THE INHIBITION OF THE ATMOSPHERIC CORROSION OF IRON BY VAPOR-PHASE-INHIBITORS

Several new techniques have recently been introduced in order to analyse the corrosion of metals covered by very thin or even adsorbed electrolyte layers. In this study the same techniques are used for the first time to investigate the inhibition mechanism of a typical vapour phase inhibitor (ammonium benzoate) on iron under atmospheric corrosion conditions. During wet/dry transitions the corrosion potential and the corrosion rate are measured without touching the surface under investigation, the kinetics of the metal dissolution and the oxygen reduction are analysed in bulk electrolytes as well as below very thin electrolyte layers and the corrosion rate and the chemical composition of the inhibitor covered surface are determined under non-condensing reaction conditions, where the surface is covered by monolayers of water only.

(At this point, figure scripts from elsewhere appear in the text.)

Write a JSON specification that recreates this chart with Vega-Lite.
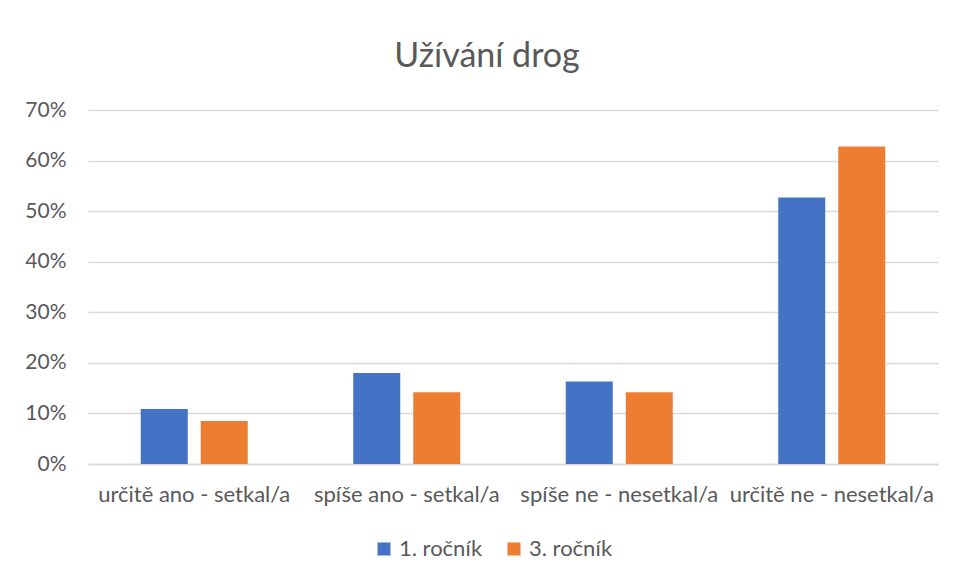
{
  "$schema": "https://vega.github.io/schema/vega-lite/v6.json",
  "width": 850,
  "height": 354,
  "autosize": {"type": "none"},
  "padding": {"left": 88, "top": 110, "right": 17, "bottom": 116},
  "background": "white",
  "title": {
    "text": "Užívání drog",
    "font": "Lato",
    "fontSize": 34,
    "fontWeight": "normal",
    "color": "#595959",
    "anchor": "middle",
    "baseline": "alphabetic",
    "dx": -26,
    "dy": 32,
    "offset": 30
  },
  "data": {
    "values": [
      {"kategorie": "určitě ano - setkal/a", "rocnik": "1. ročník", "podil": 0.109},
      {"kategorie": "určitě ano - setkal/a", "rocnik": "3. ročník", "podil": 0.085},
      {"kategorie": "spíše ano - setkal/a", "rocnik": "1. ročník", "podil": 0.180},
      {"kategorie": "spíše ano - setkal/a", "rocnik": "3. ročník", "podil": 0.142},
      {"kategorie": "spíše ne - nesetkal/a", "rocnik": "1. ročník", "podil": 0.163},
      {"kategorie": "spíše ne - nesetkal/a", "rocnik": "3. ročník", "podil": 0.142},
      {"kategorie": "určitě ne - nesetkal/a", "rocnik": "1. ročník", "podil": 0.527},
      {"kategorie": "určitě ne - nesetkal/a", "rocnik": "3. ročník", "podil": 0.628}
    ]
  },
  "mark": {"type": "bar"},
  "encoding": {
    "x": {
      "field": "kategorie",
      "type": "nominal",
      "sort": null,
      "title": null,
      "scale": {"paddingInner": 0, "paddingOuter": 0},
      "axis": {
        "labelAngle": 0,
        "ticks": false,
        "domainColor": "#d9d9d9",
        "domainWidth": 1.5,
        "labelPadding": 20,
        "labelFont": "Lato",
        "labelFontSize": 22,
        "labelColor": "#595959",
        "labelLimit": 300
      }
    },
    "xOffset": {
      "field": "rocnik",
      "type": "nominal",
      "scale": {"paddingInner": 0.2167, "paddingOuter": 0.879}
    },
    "y": {
      "field": "podil",
      "type": "quantitative",
      "title": null,
      "scale": {"domain": [0, 0.7], "nice": false},
      "axis": {
        "format": ".0%",
        "values": [0, 0.1, 0.2, 0.3, 0.4, 0.5, 0.6, 0.7],
        "domain": false,
        "ticks": false,
        "labelPadding": 22,
        "labelFont": "Lato",
        "labelFontSize": 21,
        "labelColor": "#595959",
        "gridColor": "#d9d9d9",
        "gridWidth": 1.5
      }
    },
    "color": {
      "field": "rocnik",
      "type": "nominal",
      "title": null,
      "scale": {"domain": ["1. ročník", "3. ročník"], "range": ["#4472C4", "#ED7D31"]},
      "legend": {
        "orient": "none",
        "direction": "horizontal",
        "legendX": 285,
        "legendY": 428,
        "symbolType": "square",
        "symbolSize": 169,
        "symbolStrokeWidth": 0,
        "symbolOpacity": 1,
        "labelFont": "Lato",
        "labelFontSize": 22,
        "labelColor": "#595959",
        "columnPadding": 20,
        "labelOffset": 4
      }
    }
  },
  "config": {
    "view": {"stroke": null}
  }
}
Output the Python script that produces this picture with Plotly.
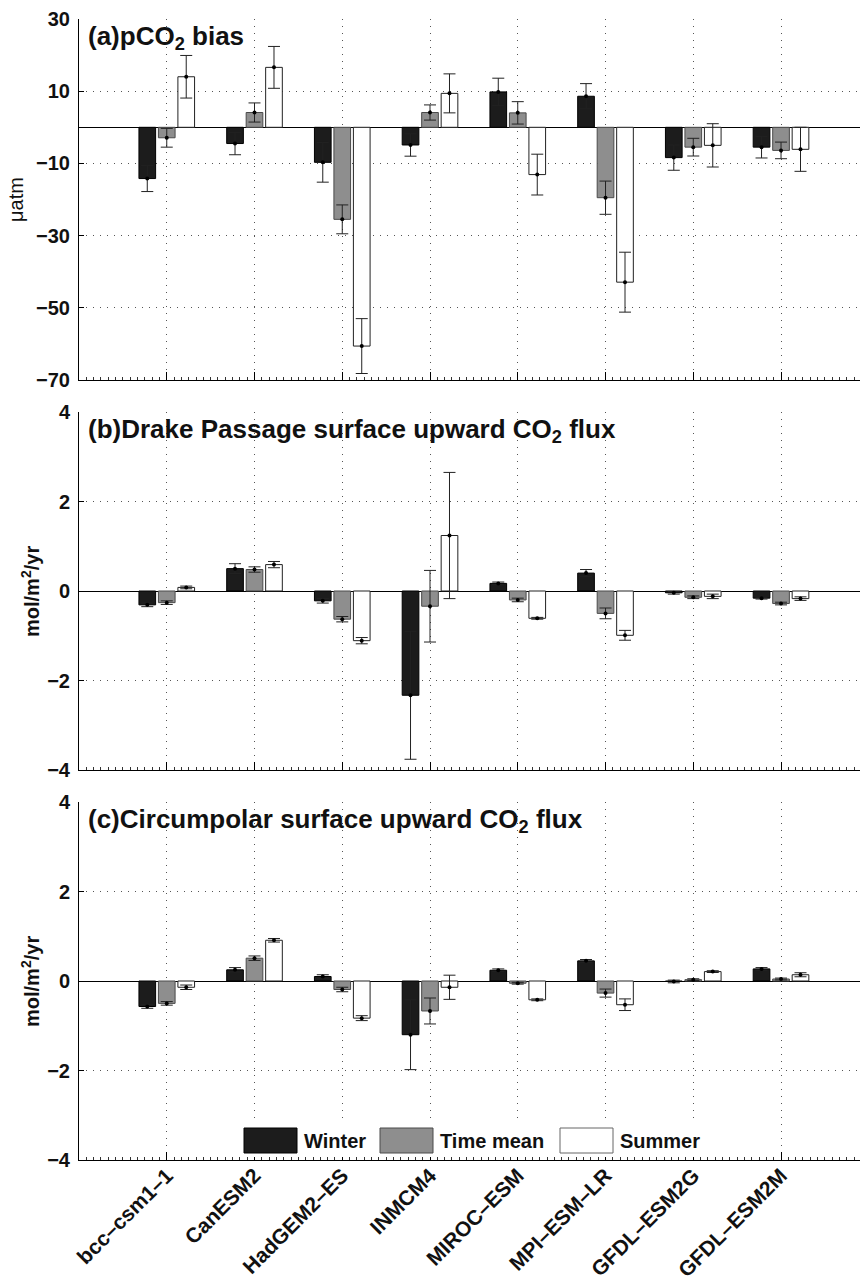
import plotly.graph_objects as go

models = ["bcc–csm1–1", "CanESM2", "HadGEM2–ES", "INMCM4", "MIROC–ESM",
          "MPI–ESM–LR", "GFDL–ESM2G", "GFDL–ESM2M"]
series_names = ["Winter", "Time mean", "Summer"]

# (a) pCO2 bias (uatm)
winter_a = [-14.2, -4.5, -9.7, -4.9, 9.8, 8.6, -8.4, -5.5]
winter_a_err = [3.6, 3.1, 5.5, 3.1, 3.8, 3.5, 3.5, 3.0]
mean_a = [-2.9, 4.1, -25.5, 4.1, 4.0, -19.5, -5.5, -6.4]
mean_a_err = [2.6, 2.65, 4.0, 2.1, 3.1, 4.6, 2.45, 2.3]
summer_a = [14.0, 16.6, -60.6, 9.4, -13.1, -42.9, -5.0, -6.1]
summer_a_err = [5.9, 5.8, 7.6, 5.4, 5.65, 8.3, 6.0, 6.1]

# (b) Drake Passage surface upward CO2 flux (mol/m2/yr)
winter_b = [-0.31, 0.50, -0.22, -2.33, 0.17, 0.40, -0.04, -0.16]
winter_b_err = [0.04, 0.11, 0.05, 1.43, 0.03, 0.08, 0.03, 0.02]
mean_b = [-0.26, 0.48, -0.63, -0.34, -0.20, -0.50, -0.14, -0.28]
mean_b_err = [0.04, 0.06, 0.06, 0.80, 0.04, 0.12, 0.03, 0.03]
summer_b = [0.08, 0.59, -1.11, 1.24, -0.61, -0.99, -0.12, -0.17]
summer_b_err = [0.03, 0.07, 0.07, 1.41, 0.02, 0.11, 0.05, 0.04]

# (c) Circumpolar surface upward CO2 flux (mol/m2/yr)
winter_c = [-0.57, 0.25, 0.10, -1.20, 0.24, 0.45, -0.01, 0.27]
winter_c_err = [0.04, 0.05, 0.04, 0.78, 0.03, 0.03, 0.03, 0.03]
mean_c = [-0.50, 0.51, -0.19, -0.67, -0.05, -0.27, 0.03, 0.045]
mean_c_err = [0.04, 0.05, 0.05, 0.29, 0.02, 0.09, 0.02, 0.02]
summer_c = [-0.14, 0.91, -0.83, -0.14, -0.42, -0.53, 0.21, 0.14]
summer_c_err = [0.05, 0.04, 0.055, 0.27, 0.02, 0.13, 0.02, 0.045]

yticks_a = [-70, -50, -30, -10, 10, 30]
yticks_flux = [-4, -2, 0, 2, 4]

W, H = 860, 1286
FONT = "Liberation Sans, Arial, Helvetica, sans-serif"

fills = ["#1c1c1c", "#8e8e8e", "#ffffff"]
edges = ["#000000", "#4a4a4a", "#222222"]
offsets = [-0.222, 0.0, 0.222]
bar_w = 0.19

panels = [
    ([winter_a, mean_a, summer_a], [winter_a_err, mean_a_err, summer_a_err]),
    ([winter_b, mean_b, summer_b], [winter_b_err, mean_b_err, summer_b_err]),
    ([winter_c, mean_c, summer_c], [winter_c_err, mean_c_err, summer_c_err]),
]
# pixel extents (top, bottom) of each panel
pix = [(19, 380), (412, 770), (802, 1160)]

fig = go.Figure()
for p, (vals, errs) in enumerate(panels):
    xa = "x" if p == 0 else f"x{p+1}"
    ya = "y" if p == 0 else f"y{p+1}"
    for s in range(3):
        xs = [i + 1 + offsets[s] for i in range(len(models))]
        fig.add_trace(go.Bar(
            x=xs, y=vals[s], width=bar_w, name=series_names[s],
            marker=dict(color=fills[s], line=dict(color=edges[s], width=1)),
            error_y=dict(type="data", array=errs[s], visible=True,
                         color="#222222", thickness=1, width=6),
            xaxis=xa, yaxis=ya, showlegend=False,
        ))
        fig.add_trace(go.Scatter(
            x=xs, y=vals[s], mode="markers",
            marker=dict(color="#000000", size=4),
            xaxis=xa, yaxis=ya, showlegend=False, hoverinfo="skip",
        ))

grid = dict(showgrid=True, gridcolor="#555555", gridwidth=1, griddash="1px,6px")
xdom = [79 / W, 1.0]
layout = dict(
    width=W, height=H, margin=dict(l=0, r=0, t=0, b=0, pad=0),
    paper_bgcolor="white", plot_bgcolor="white", barmode="overlay",
    font=dict(family=FONT, color="#111111"), showlegend=False,
)
for p in range(3):
    xk = "xaxis" if p == 0 else f"xaxis{p+1}"
    yk = "yaxis" if p == 0 else f"yaxis{p+1}"
    ya = "y" if p == 0 else f"y{p+1}"
    xa = "x" if p == 0 else f"x{p+1}"
    top, bot = pix[p]
    layout[xk] = dict(
        domain=xdom, anchor=ya, range=[0, 8.9], tickmode="array",
        tickvals=list(range(1, len(models) + 1)), ticktext=models,
        showticklabels=(p == 2), tickangle=-45,
        tickfont=dict(family=FONT, size=21, weight="bold", color="#111111"),
        ticks="inside", ticklen=8, tickcolor="#000000", ticklabelstandoff=-6,
        showline=True, linecolor="#000000", linewidth=1, zeroline=False,
        minor=dict(ticks="inside", ticklen=3, dtick=1 / 12, tick0=0,
                   tickcolor="#333333", showgrid=False),
        automargin=False, **grid,
    )
    if p == 0:
        yrange, yt = [-70, 30], yticks_a
    else:
        yrange, yt = [-4, 4], yticks_flux
    layout[yk] = dict(
        domain=[1 - bot / H, 1 - top / H], anchor=xa, range=yrange,
        tickmode="array", tickvals=yt,
        tickfont=dict(family=FONT, size=20, weight="bold", color="#111111"),
        ticks="inside", ticklen=5, tickcolor="#000000", ticklabelstandoff=4,
        showline=True, linecolor="#000000", linewidth=1,
        zeroline=True, zerolinecolor="#000000", zerolinewidth=1.3,
        automargin=False, **grid,
    )
fig.update_layout(**layout)

titles = ["(a)pCO<sub>2</sub> bias",
          "(b)Drake Passage surface upward CO<sub>2</sub> flux",
          "(c)Circumpolar surface upward CO<sub>2</sub> flux"]
for p in range(3):
    top, bot = pix[p]
    fig.add_annotation(x=86 / W, y=1 - top / H, xref="paper", yref="paper",
                       xanchor="left", yanchor="top", text=titles[p], showarrow=False,
                       font=dict(family=FONT, size=26, weight="bold", color="#111111"))

fig.add_annotation(x=16 / W, y=1 - 200 / H, xref="paper", yref="paper",
                   text="μatm", textangle=-90, showarrow=False,
                   xanchor="center", yanchor="middle",
                   font=dict(family=FONT, size=20, color="#111111"))
for yc in (592, 982):
    fig.add_annotation(x=30 / W, y=1 - yc / H, xref="paper", yref="paper",
                       text="mol/m<sup>2</sup>/yr", textangle=-90, showarrow=False,
                       xanchor="center", yanchor="middle",
                       font=dict(family=FONT, size=20, weight="bold", color="#111111"))

# legend drawn inside panel (c)
fig.add_shape(type="rect", xref="paper", yref="paper", x0=240 / W, x1=708 / W,
              y0=1 - 1157 / H, y1=1 - 1124 / H, fillcolor="white",
              line=dict(width=0), layer="above")
leg_boxes = [(244, 297, 302), (380, 433, 438), (560, 613, 618)]
for s, (bx0, bx1, tx) in enumerate(leg_boxes):
    fig.add_shape(type="rect", xref="paper", yref="paper", x0=bx0 / W, x1=bx1 / W,
                  y0=1 - 1153 / H, y1=1 - 1128 / H, fillcolor=fills[s],
                  line=dict(color=edges[s] if s < 2 else "#666666", width=1),
                  layer="above")
    fig.add_annotation(x=tx / W, y=1 - 1141 / H, xref="paper", yref="paper",
                       xanchor="left", yanchor="middle", text=series_names[s],
                       showarrow=False,
                       font=dict(family=FONT, size=20, weight="bold", color="#111111"))

fig.write_html("out.html")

It is shown that the rate of the anodic and the cathodic partial reactions of the corrosion process arc strongly effected by the thickness of the electrolyte layer. Due to the presence of the inhibitor the surface is passivated, but stable passivity is observed only for very thin electrolyte layers. The inhibitor efficiency, therefore, cannot be deduced from conventional electrochemical experiments in bulk electrolytes, but only from studies on a metal surface which is covered either by very thin layers or even adsorbed electrolyte layers.